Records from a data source
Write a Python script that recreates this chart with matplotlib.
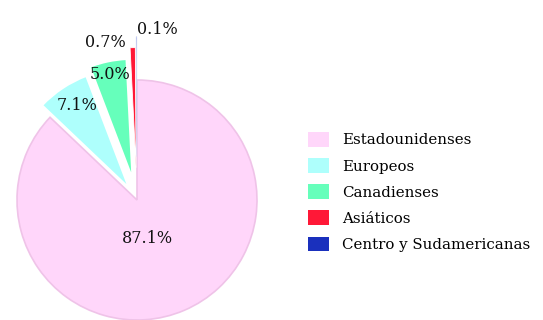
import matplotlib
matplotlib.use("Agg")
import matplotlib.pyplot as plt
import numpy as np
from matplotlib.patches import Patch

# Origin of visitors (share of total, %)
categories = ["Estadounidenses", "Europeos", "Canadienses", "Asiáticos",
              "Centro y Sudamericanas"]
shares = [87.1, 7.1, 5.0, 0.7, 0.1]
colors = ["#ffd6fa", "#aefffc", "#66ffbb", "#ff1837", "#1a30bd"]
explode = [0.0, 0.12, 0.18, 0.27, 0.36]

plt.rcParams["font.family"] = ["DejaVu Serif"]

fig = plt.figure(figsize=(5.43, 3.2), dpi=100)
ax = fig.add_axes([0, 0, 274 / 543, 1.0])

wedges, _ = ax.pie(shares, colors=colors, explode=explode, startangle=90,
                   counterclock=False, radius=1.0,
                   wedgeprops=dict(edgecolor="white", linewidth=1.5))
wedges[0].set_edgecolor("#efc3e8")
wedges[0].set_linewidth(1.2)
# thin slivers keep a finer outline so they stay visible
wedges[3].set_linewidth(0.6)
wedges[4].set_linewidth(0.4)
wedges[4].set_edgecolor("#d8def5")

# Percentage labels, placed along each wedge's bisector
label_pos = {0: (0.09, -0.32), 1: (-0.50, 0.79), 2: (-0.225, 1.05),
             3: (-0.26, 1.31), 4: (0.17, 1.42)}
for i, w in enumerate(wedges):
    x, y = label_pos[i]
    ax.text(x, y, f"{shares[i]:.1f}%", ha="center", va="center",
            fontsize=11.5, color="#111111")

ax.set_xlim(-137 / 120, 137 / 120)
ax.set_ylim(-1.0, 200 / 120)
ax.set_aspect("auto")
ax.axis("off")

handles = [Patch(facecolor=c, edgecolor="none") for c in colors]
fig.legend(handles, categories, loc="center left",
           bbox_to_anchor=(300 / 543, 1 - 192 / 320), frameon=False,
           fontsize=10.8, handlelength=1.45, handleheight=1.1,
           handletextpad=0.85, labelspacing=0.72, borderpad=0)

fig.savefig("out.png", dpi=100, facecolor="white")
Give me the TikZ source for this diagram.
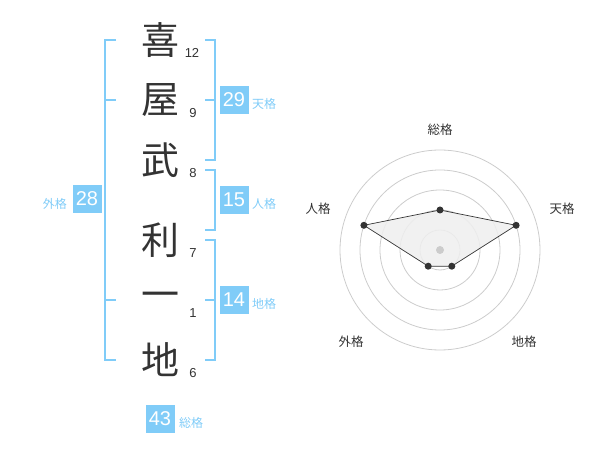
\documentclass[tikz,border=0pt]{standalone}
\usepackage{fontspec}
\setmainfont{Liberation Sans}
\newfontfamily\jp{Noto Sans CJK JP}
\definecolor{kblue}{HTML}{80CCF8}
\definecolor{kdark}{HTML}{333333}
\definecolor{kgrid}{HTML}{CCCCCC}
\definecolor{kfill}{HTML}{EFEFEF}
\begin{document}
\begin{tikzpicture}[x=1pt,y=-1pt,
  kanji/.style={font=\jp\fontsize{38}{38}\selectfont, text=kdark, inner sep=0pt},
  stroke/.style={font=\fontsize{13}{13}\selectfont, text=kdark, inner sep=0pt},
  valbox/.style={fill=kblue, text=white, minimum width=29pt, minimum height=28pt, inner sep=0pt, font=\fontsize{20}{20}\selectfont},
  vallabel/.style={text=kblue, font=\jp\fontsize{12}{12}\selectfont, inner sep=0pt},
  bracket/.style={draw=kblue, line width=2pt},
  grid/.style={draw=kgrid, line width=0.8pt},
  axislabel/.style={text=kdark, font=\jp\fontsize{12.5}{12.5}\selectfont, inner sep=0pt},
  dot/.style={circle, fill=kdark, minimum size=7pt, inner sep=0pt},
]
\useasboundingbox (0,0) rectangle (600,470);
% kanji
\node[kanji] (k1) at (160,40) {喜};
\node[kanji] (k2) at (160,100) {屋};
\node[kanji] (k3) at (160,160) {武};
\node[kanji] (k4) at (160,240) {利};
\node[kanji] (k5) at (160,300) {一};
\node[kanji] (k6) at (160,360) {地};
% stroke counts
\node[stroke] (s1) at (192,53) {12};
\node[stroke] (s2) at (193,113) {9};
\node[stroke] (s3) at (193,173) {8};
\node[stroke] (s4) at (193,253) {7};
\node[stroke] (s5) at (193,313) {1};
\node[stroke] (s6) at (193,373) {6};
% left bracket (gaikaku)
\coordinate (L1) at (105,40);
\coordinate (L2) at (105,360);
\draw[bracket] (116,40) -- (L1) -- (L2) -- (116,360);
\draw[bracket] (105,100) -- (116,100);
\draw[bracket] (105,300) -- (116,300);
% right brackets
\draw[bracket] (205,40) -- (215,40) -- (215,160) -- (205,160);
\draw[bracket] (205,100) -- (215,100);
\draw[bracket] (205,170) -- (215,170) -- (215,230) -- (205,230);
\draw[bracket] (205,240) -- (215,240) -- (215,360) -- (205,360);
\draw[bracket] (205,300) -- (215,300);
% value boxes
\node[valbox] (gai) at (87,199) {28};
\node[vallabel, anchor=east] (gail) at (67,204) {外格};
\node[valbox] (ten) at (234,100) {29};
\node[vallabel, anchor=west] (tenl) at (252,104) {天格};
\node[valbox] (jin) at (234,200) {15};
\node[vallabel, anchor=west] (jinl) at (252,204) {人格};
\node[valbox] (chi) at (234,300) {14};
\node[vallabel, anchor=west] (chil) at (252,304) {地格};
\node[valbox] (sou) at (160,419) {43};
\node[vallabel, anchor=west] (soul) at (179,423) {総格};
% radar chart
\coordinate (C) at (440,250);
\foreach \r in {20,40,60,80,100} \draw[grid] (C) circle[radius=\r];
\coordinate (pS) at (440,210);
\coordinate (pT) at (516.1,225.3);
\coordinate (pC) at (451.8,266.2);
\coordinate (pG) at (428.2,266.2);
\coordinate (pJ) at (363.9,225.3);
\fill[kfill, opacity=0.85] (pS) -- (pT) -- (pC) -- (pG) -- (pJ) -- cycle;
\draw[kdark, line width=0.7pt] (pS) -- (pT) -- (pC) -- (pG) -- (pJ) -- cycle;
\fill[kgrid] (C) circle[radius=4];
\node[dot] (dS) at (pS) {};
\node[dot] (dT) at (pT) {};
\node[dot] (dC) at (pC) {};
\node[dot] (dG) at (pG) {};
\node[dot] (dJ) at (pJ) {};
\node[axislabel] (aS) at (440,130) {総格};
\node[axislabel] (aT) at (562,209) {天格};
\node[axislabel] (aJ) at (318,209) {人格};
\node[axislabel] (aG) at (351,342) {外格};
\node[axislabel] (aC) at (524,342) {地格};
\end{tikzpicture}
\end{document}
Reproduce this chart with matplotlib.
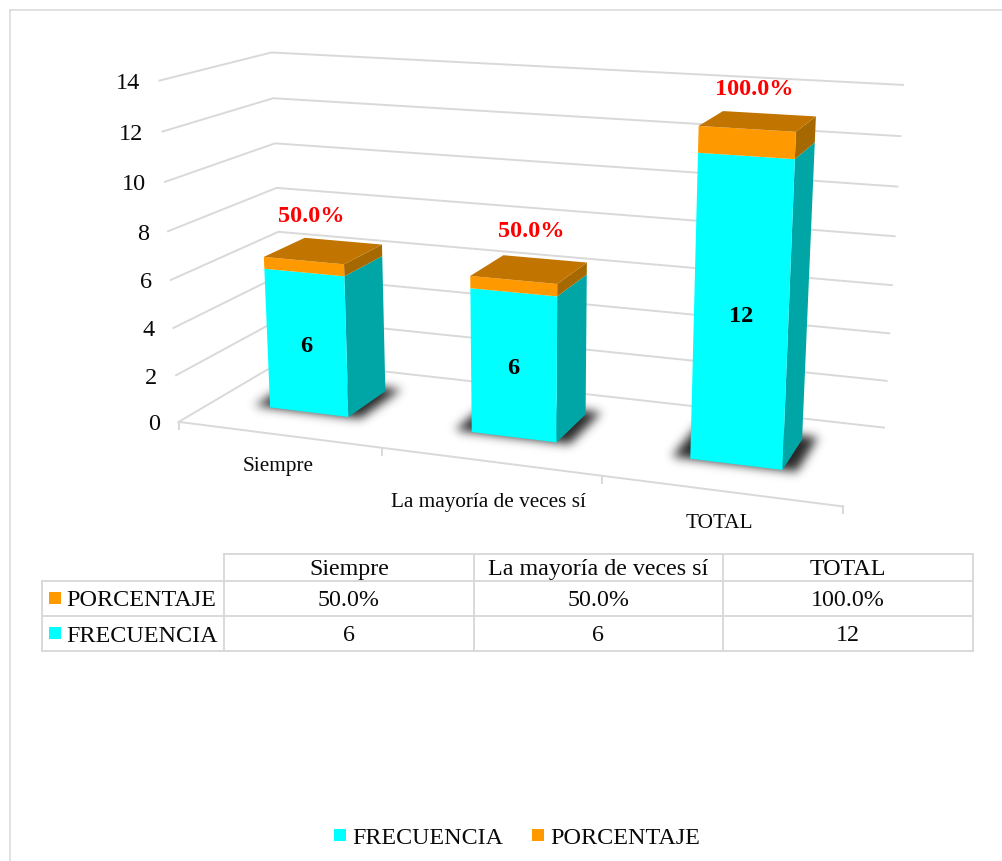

### WHAT YOU SHOULD DO:
Write out the material above once more, exactly as it reads, with no pictures.

### TASK RESPONSE:
Write a Python script that recreates this chart with matplotlib.
import matplotlib
matplotlib.use("Agg")
import matplotlib.pyplot as plt
import numpy as np
from matplotlib.patches import Patch

# Origin of visitors (share of total, %)
categories = ["Estadounidenses", "Europeos", "Canadienses", "Asiáticos",
              "Centro y Sudamericanas"]
shares = [87.1, 7.1, 5.0, 0.7, 0.1]
colors = ["#ffd6fa", "#aefffc", "#66ffbb", "#ff1837", "#1a30bd"]
explode = [0.0, 0.12, 0.18, 0.27, 0.36]

plt.rcParams["font.family"] = ["DejaVu Serif"]

fig = plt.figure(figsize=(5.43, 3.2), dpi=100)
ax = fig.add_axes([0, 0, 274 / 543, 1.0])

wedges, _ = ax.pie(shares, colors=colors, explode=explode, startangle=90,
                   counterclock=False, radius=1.0,
                   wedgeprops=dict(edgecolor="white", linewidth=1.5))
wedges[0].set_edgecolor("#efc3e8")
wedges[0].set_linewidth(1.2)
# thin slivers keep a finer outline so they stay visible
wedges[3].set_linewidth(0.6)
wedges[4].set_linewidth(0.4)
wedges[4].set_edgecolor("#d8def5")

# Percentage labels, placed along each wedge's bisector
label_pos = {0: (0.09, -0.32), 1: (-0.50, 0.79), 2: (-0.225, 1.05),
             3: (-0.26, 1.31), 4: (0.17, 1.42)}
for i, w in enumerate(wedges):
    x, y = label_pos[i]
    ax.text(x, y, f"{shares[i]:.1f}%", ha="center", va="center",
            fontsize=11.5, color="#111111")

ax.set_xlim(-137 / 120, 137 / 120)
ax.set_ylim(-1.0, 200 / 120)
ax.set_aspect("auto")
ax.axis("off")

handles = [Patch(facecolor=c, edgecolor="none") for c in colors]
fig.legend(handles, categories, loc="center left",
           bbox_to_anchor=(300 / 543, 1 - 192 / 320), frameon=False,
           fontsize=10.8, handlelength=1.45, handleheight=1.1,
           handletextpad=0.85, labelspacing=0.72, borderpad=0)

fig.savefig("out.png", dpi=100, facecolor="white")
Give me the TikZ source for this diagram.
\documentclass[tikz,border=0pt]{standalone}
\usepackage{fontspec}
\setmainfont{Liberation Sans}
\newfontfamily\jp{Noto Sans CJK JP}
\definecolor{kblue}{HTML}{80CCF8}
\definecolor{kdark}{HTML}{333333}
\definecolor{kgrid}{HTML}{CCCCCC}
\definecolor{kfill}{HTML}{EFEFEF}
\begin{document}
\begin{tikzpicture}[x=1pt,y=-1pt,
  kanji/.style={font=\jp\fontsize{38}{38}\selectfont, text=kdark, inner sep=0pt},
  stroke/.style={font=\fontsize{13}{13}\selectfont, text=kdark, inner sep=0pt},
  valbox/.style={fill=kblue, text=white, minimum width=29pt, minimum height=28pt, inner sep=0pt, font=\fontsize{20}{20}\selectfont},
  vallabel/.style={text=kblue, font=\jp\fontsize{12}{12}\selectfont, inner sep=0pt},
  bracket/.style={draw=kblue, line width=2pt},
  grid/.style={draw=kgrid, line width=0.8pt},
  axislabel/.style={text=kdark, font=\jp\fontsize{12.5}{12.5}\selectfont, inner sep=0pt},
  dot/.style={circle, fill=kdark, minimum size=7pt, inner sep=0pt},
]
\useasboundingbox (0,0) rectangle (600,470);
% kanji
\node[kanji] (k1) at (160,40) {喜};
\node[kanji] (k2) at (160,100) {屋};
\node[kanji] (k3) at (160,160) {武};
\node[kanji] (k4) at (160,240) {利};
\node[kanji] (k5) at (160,300) {一};
\node[kanji] (k6) at (160,360) {地};
% stroke counts
\node[stroke] (s1) at (192,53) {12};
\node[stroke] (s2) at (193,113) {9};
\node[stroke] (s3) at (193,173) {8};
\node[stroke] (s4) at (193,253) {7};
\node[stroke] (s5) at (193,313) {1};
\node[stroke] (s6) at (193,373) {6};
% left bracket (gaikaku)
\coordinate (L1) at (105,40);
\coordinate (L2) at (105,360);
\draw[bracket] (116,40) -- (L1) -- (L2) -- (116,360);
\draw[bracket] (105,100) -- (116,100);
\draw[bracket] (105,300) -- (116,300);
% right brackets
\draw[bracket] (205,40) -- (215,40) -- (215,160) -- (205,160);
\draw[bracket] (205,100) -- (215,100);
\draw[bracket] (205,170) -- (215,170) -- (215,230) -- (205,230);
\draw[bracket] (205,240) -- (215,240) -- (215,360) -- (205,360);
\draw[bracket] (205,300) -- (215,300);
% value boxes
\node[valbox] (gai) at (87,199) {28};
\node[vallabel, anchor=east] (gail) at (67,204) {外格};
\node[valbox] (ten) at (234,100) {29};
\node[vallabel, anchor=west] (tenl) at (252,104) {天格};
\node[valbox] (jin) at (234,200) {15};
\node[vallabel, anchor=west] (jinl) at (252,204) {人格};
\node[valbox] (chi) at (234,300) {14};
\node[vallabel, anchor=west] (chil) at (252,304) {地格};
\node[valbox] (sou) at (160,419) {43};
\node[vallabel, anchor=west] (soul) at (179,423) {総格};
% radar chart
\coordinate (C) at (440,250);
\foreach \r in {20,40,60,80,100} \draw[grid] (C) circle[radius=\r];
\coordinate (pS) at (440,210);
\coordinate (pT) at (516.1,225.3);
\coordinate (pC) at (451.8,266.2);
\coordinate (pG) at (428.2,266.2);
\coordinate (pJ) at (363.9,225.3);
\fill[kfill, opacity=0.85] (pS) -- (pT) -- (pC) -- (pG) -- (pJ) -- cycle;
\draw[kdark, line width=0.7pt] (pS) -- (pT) -- (pC) -- (pG) -- (pJ) -- cycle;
\fill[kgrid] (C) circle[radius=4];
\node[dot] (dS) at (pS) {};
\node[dot] (dT) at (pT) {};
\node[dot] (dC) at (pC) {};
\node[dot] (dG) at (pG) {};
\node[dot] (dJ) at (pJ) {};
\node[axislabel] (aS) at (440,130) {総格};
\node[axislabel] (aT) at (562,209) {天格};
\node[axislabel] (aJ) at (318,209) {人格};
\node[axislabel] (aG) at (351,342) {外格};
\node[axislabel] (aC) at (524,342) {地格};
\end{tikzpicture}
\end{document}
Reproduce this chart with matplotlib.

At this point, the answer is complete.